↓↓↓

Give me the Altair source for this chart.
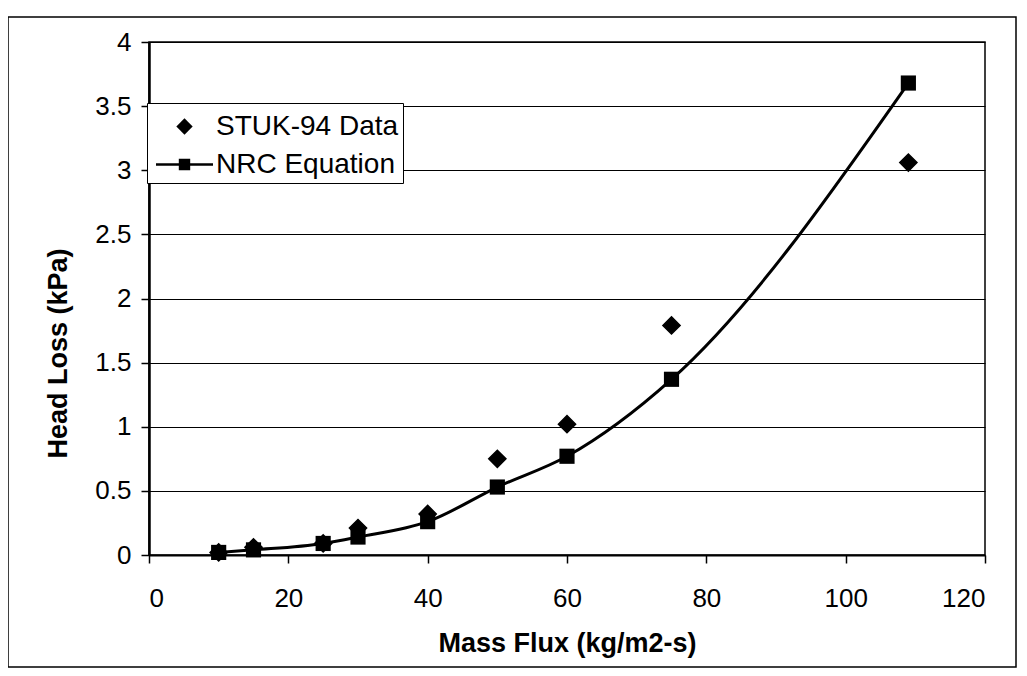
import altair as alt
import pandas as pd

# ---- data ----
mass_flux = [10, 15, 25, 30, 40, 50, 60, 75, 109]
stuk_94 = [0.02, 0.06, 0.09, 0.21, 0.32, 0.75, 1.02, 1.79, 3.06]
nrc_eq = [0.02, 0.04, 0.09, 0.14, 0.26, 0.53, 0.77, 1.37, 3.68]
series_names = ["STUK-94 Data", "NRC Equation"]
x_ticks = [0, 20, 40, 60, 80, 100, 120]
y_ticks = [0, 0.5, 1, 1.5, 2, 2.5, 3, 3.5, 4]

FONT = "Liberation Sans"

stuk_df = pd.DataFrame({"flux": mass_flux, "loss": stuk_94, "series": series_names[0]})
nrc_df = pd.DataFrame({"flux": mass_flux, "loss": nrc_eq, "series": series_names[1]})

diamond_path = "M-0.43,0L0,-0.43L0.43,0L0,0.43Z"
# line (thin filled bar) with a square in its middle, for the legend entry
nrc_legend_path = "M-1.5,-0.07H1.5V0.07H-1.5Z M-0.3,-0.3H0.3V0.3H-0.3Z"

x_enc = alt.X(
    "flux:Q",
    scale=alt.Scale(domain=[0, 120], nice=False),
    axis=alt.Axis(
        values=x_ticks, title="Mass Flux (kg/m2-s)", grid=False,
        labelFont=FONT, labelFontSize=26, labelColor="black", labelPadding=22,
        titleFont=FONT, titleFontSize=27, titleFontWeight="bold", titleColor="black",
        titleY=88, titleBaseline="middle",
        domainColor="black", domainWidth=2, tickColor="black", tickSize=8, tickWidth=1.5,
    ),
)
y_enc = alt.Y(
    "loss:Q",
    scale=alt.Scale(domain=[0, 4], nice=False),
    axis=alt.Axis(
        values=y_ticks, format="~g", title="Head Loss (kPa)", grid=True,
        gridColor="black", gridWidth=1.2, gridOpacity=1,
        labelFont=FONT, labelFontSize=26, labelColor="black", labelPadding=10,
        titleFont=FONT, titleFontSize=27, titleFontWeight="bold", titleColor="black",
        titleX=-91, titleY=311, titleAngle=270, titleAlign="center", titleBaseline="middle",
        domainColor="black", domainWidth=2.5, tickColor="black", tickSize=8, tickWidth=1.5,
    ),
)

diamonds = alt.Chart(stuk_df).mark_point(
    filled=True, size=1600, color="black", stroke="black", strokeWidth=1.5, opacity=1
).encode(
    x=x_enc,
    y=y_enc,
    shape=alt.Shape(
        "series:N",
        scale=alt.Scale(domain=series_names, range=[diamond_path, nrc_legend_path]),
        legend=alt.Legend(
            title=None, orient="none", legendX=-2, legendY=61,
            fillColor="white", strokeColor="black", padding=4, cornerRadius=0,
            symbolSize=1444, symbolOffset=14, labelOffset=12, rowPadding=4,
            symbolFillColor="black", symbolStrokeColor="black", symbolStrokeWidth=1,
            labelFont=FONT, labelFontSize=28, labelColor="black", labelLimit=400,
        ),
    ),
)

line = alt.Chart(nrc_df).mark_line(
    color="black", strokeWidth=3, interpolate="monotone"
).encode(x="flux:Q", y="loss:Q")

squares = alt.Chart(nrc_df).mark_point(
    shape="square", filled=True, size=230, color="black", opacity=1
).encode(x="flux:Q", y="loss:Q")

border = alt.Chart(alt.Data(values=[{"b": 1}])).mark_rect(
    filled=False, stroke="black", strokeWidth=1.5, clip=False
).encode(
    x=alt.value(-141), x2=alt.value(867), y=alt.value(-25), y2=alt.value(625)
)

chart = alt.layer(diamonds, line, squares, border).properties(
    width=836,
    height=513,
    padding={"left": 141, "top": 34, "right": 32, "bottom": 113},
    autosize=alt.AutoSizeParams(type="none"),
    background="white",
).configure_view(stroke="black", strokeWidth=1.5)

chart.save("out.html", embed_options={"renderer": "svg", "actions": False})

↑↑↑

Exercise>
Write out the listing above again, exactly, but with no pictures in the copy.

Result for this exercise>
Give me the Altair source for this chart.
import altair as alt
import pandas as pd

# ---- data ----
mass_flux = [10, 15, 25, 30, 40, 50, 60, 75, 109]
stuk_94 = [0.02, 0.06, 0.09, 0.21, 0.32, 0.75, 1.02, 1.79, 3.06]
nrc_eq = [0.02, 0.04, 0.09, 0.14, 0.26, 0.53, 0.77, 1.37, 3.68]
series_names = ["STUK-94 Data", "NRC Equation"]
x_ticks = [0, 20, 40, 60, 80, 100, 120]
y_ticks = [0, 0.5, 1, 1.5, 2, 2.5, 3, 3.5, 4]

FONT = "Liberation Sans"

stuk_df = pd.DataFrame({"flux": mass_flux, "loss": stuk_94, "series": series_names[0]})
nrc_df = pd.DataFrame({"flux": mass_flux, "loss": nrc_eq, "series": series_names[1]})

diamond_path = "M-0.43,0L0,-0.43L0.43,0L0,0.43Z"
# line (thin filled bar) with a square in its middle, for the legend entry
nrc_legend_path = "M-1.5,-0.07H1.5V0.07H-1.5Z M-0.3,-0.3H0.3V0.3H-0.3Z"

x_enc = alt.X(
    "flux:Q",
    scale=alt.Scale(domain=[0, 120], nice=False),
    axis=alt.Axis(
        values=x_ticks, title="Mass Flux (kg/m2-s)", grid=False,
        labelFont=FONT, labelFontSize=26, labelColor="black", labelPadding=22,
        titleFont=FONT, titleFontSize=27, titleFontWeight="bold", titleColor="black",
        titleY=88, titleBaseline="middle",
        domainColor="black", domainWidth=2, tickColor="black", tickSize=8, tickWidth=1.5,
    ),
)
y_enc = alt.Y(
    "loss:Q",
    scale=alt.Scale(domain=[0, 4], nice=False),
    axis=alt.Axis(
        values=y_ticks, format="~g", title="Head Loss (kPa)", grid=True,
        gridColor="black", gridWidth=1.2, gridOpacity=1,
        labelFont=FONT, labelFontSize=26, labelColor="black", labelPadding=10,
        titleFont=FONT, titleFontSize=27, titleFontWeight="bold", titleColor="black",
        titleX=-91, titleY=311, titleAngle=270, titleAlign="center", titleBaseline="middle",
        domainColor="black", domainWidth=2.5, tickColor="black", tickSize=8, tickWidth=1.5,
    ),
)

diamonds = alt.Chart(stuk_df).mark_point(
    filled=True, size=1600, color="black", stroke="black", strokeWidth=1.5, opacity=1
).encode(
    x=x_enc,
    y=y_enc,
    shape=alt.Shape(
        "series:N",
        scale=alt.Scale(domain=series_names, range=[diamond_path, nrc_legend_path]),
        legend=alt.Legend(
            title=None, orient="none", legendX=-2, legendY=61,
            fillColor="white", strokeColor="black", padding=4, cornerRadius=0,
            symbolSize=1444, symbolOffset=14, labelOffset=12, rowPadding=4,
            symbolFillColor="black", symbolStrokeColor="black", symbolStrokeWidth=1,
            labelFont=FONT, labelFontSize=28, labelColor="black", labelLimit=400,
        ),
    ),
)

line = alt.Chart(nrc_df).mark_line(
    color="black", strokeWidth=3, interpolate="monotone"
).encode(x="flux:Q", y="loss:Q")

squares = alt.Chart(nrc_df).mark_point(
    shape="square", filled=True, size=230, color="black", opacity=1
).encode(x="flux:Q", y="loss:Q")

border = alt.Chart(alt.Data(values=[{"b": 1}])).mark_rect(
    filled=False, stroke="black", strokeWidth=1.5, clip=False
).encode(
    x=alt.value(-141), x2=alt.value(867), y=alt.value(-25), y2=alt.value(625)
)

chart = alt.layer(diamonds, line, squares, border).properties(
    width=836,
    height=513,
    padding={"left": 141, "top": 34, "right": 32, "bottom": 113},
    autosize=alt.AutoSizeParams(type="none"),
    background="white",
).configure_view(stroke="black", strokeWidth=1.5)

chart.save("out.html", embed_options={"renderer": "svg", "actions": False})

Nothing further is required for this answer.